Wednesday, May 16, 2007

Don't! Stop Believing!

Last week, Kirk Cameron and Ray Comfort, two of the creationism movement's foremost idiots, went on national tv to try and prove the existence of God, claiming they would be able to do so without invoking faith or the Bible. Opposing them were a couple of dorky, atheist 20-somethings calling themselves the Rational Response Squad. Suffice it to say, Cameron and Comfort not only didn't prove anything, they also didn't avoid invocations of faith or scripture.

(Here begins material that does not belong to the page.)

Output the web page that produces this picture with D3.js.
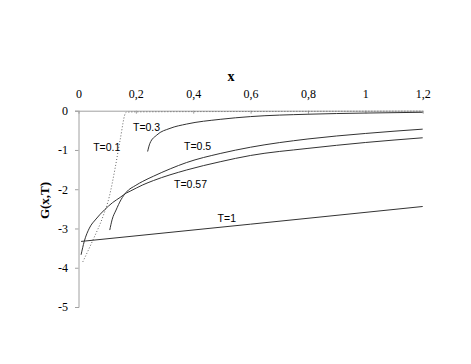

Comfort's purported proof was not in fact any sort of proof, it was conjecture. He conjectured that if you see a painting, you know there was a painter; ergo, creation is proof of creator (he has made this argument before, using a soda can as proof of a soda factory). He further claimed that, if one wanted to verify this scientifically in a lab experiment, one could gather scientists in a lab and ask them if a painting were proof of a painter. Now, there are several ways to debunk this argument, but the first that occurs to me is that that is not an experiment, it is a survey, and only proves what people think about the painting, not what actually created it. Another argument that has been made against Comfort's weird claim is that this line of thinking means something must have created God, but that's not actually proof against creation; it's more of a philosophical cunundrum. He then went on to attempt to "stir the conscience" in order to get people to do their "God given duty" and ... I'm not sure, but I think he was going for believing. This was, of course, problematic given his original premise.

The Rational Response Squad, though starting by just asserting that Comfort had failed, and debunking his several claims (making the point, among others, that the existence of a painter can be verified by asking around and finding him or her, whereas God is more elusive), then went on to make scientific arguments against creation and logical arguments against God.

This brings me to my point: in arguments between atheists and creationists, atheists will appear to win 99% of the time. Of course it helps that Comfort and Cameron are morons who also believe that bananas are proof of creation and that non-scientist evolution-supporters who claim not to be experts are a hole in the argument for Darwinian evolution, but the same would happen with other, less crazy creationists/intelligent designists. This is not because atheists are necessarily right that God does not exist. It is because modern creationists choose to attempt to use science and logic (or things they call science and logic) to prove the existence of God. The problem with this is that God, if he/she/it does exist, is not a scientific or logical being. And this is a problem, not only for Christian creationists, but for atheists as well.

The argument for creationism is that God intervened with the world in some tangible, measurable way to create life as we know it, and that we can be sure of this. The argument for atheism is that there is nothing at all, in any form anywhere, that is not in some way tangible or measurable, and that we can be sure of this. I was raised Catholic, and I never believed either of these, nor was I told to believe either of these by any spiritual authority figure in my life. I never saw a conflict of interest between what I was told about science and what I was told about religion, because it was always impressed upon me that it was beyond human understanding to grasp the way that someone like God behaves.

So to creationists, I pose this question: why do you try and prove a non-specific idea using scientific methods? And to atheists, I pose this question: how can you prove scientifically that something that is beyond science does not exist?

And to everyone, I pose another question: Why do we care? Many arguments have been made about this too, of course. Many claim that God's existence is the only reason to act within any sort of moral code, which I believe is quite a hateful comment on the human condition. And of course, it begs the question, where are people more moral, more orderly in their behavior, in theocracies like Saudi Arabia and Iran, or in aggressively secular states like Sweden and the Netherlands?

Some creationists have said of science that it is more of a leap of faith to deny God than to accept God. While I would call this quite a hyperbole, I would also call it a fair point that absolute denial of God is in fact somewhat of a leap of faith. To do so with surety, one must presume that only what one perceives empirically is real. This, just like the assumption that one's own set of folklore and traditions are more divine than anyone else's, is an arrogant thought. Belief - any kind - is arrogant and small-minded. Many have said it before, of course, but it bears repeating. The cliché goes that the only thing you can be sure of is that you can't be sure of anything. I, however, don't even claim to be sure that I can't be sure of anything. Who knows what revelations the next day will bring? I sure don't claim to. This is because I'm an agnostic.

You know, in case you were wondering.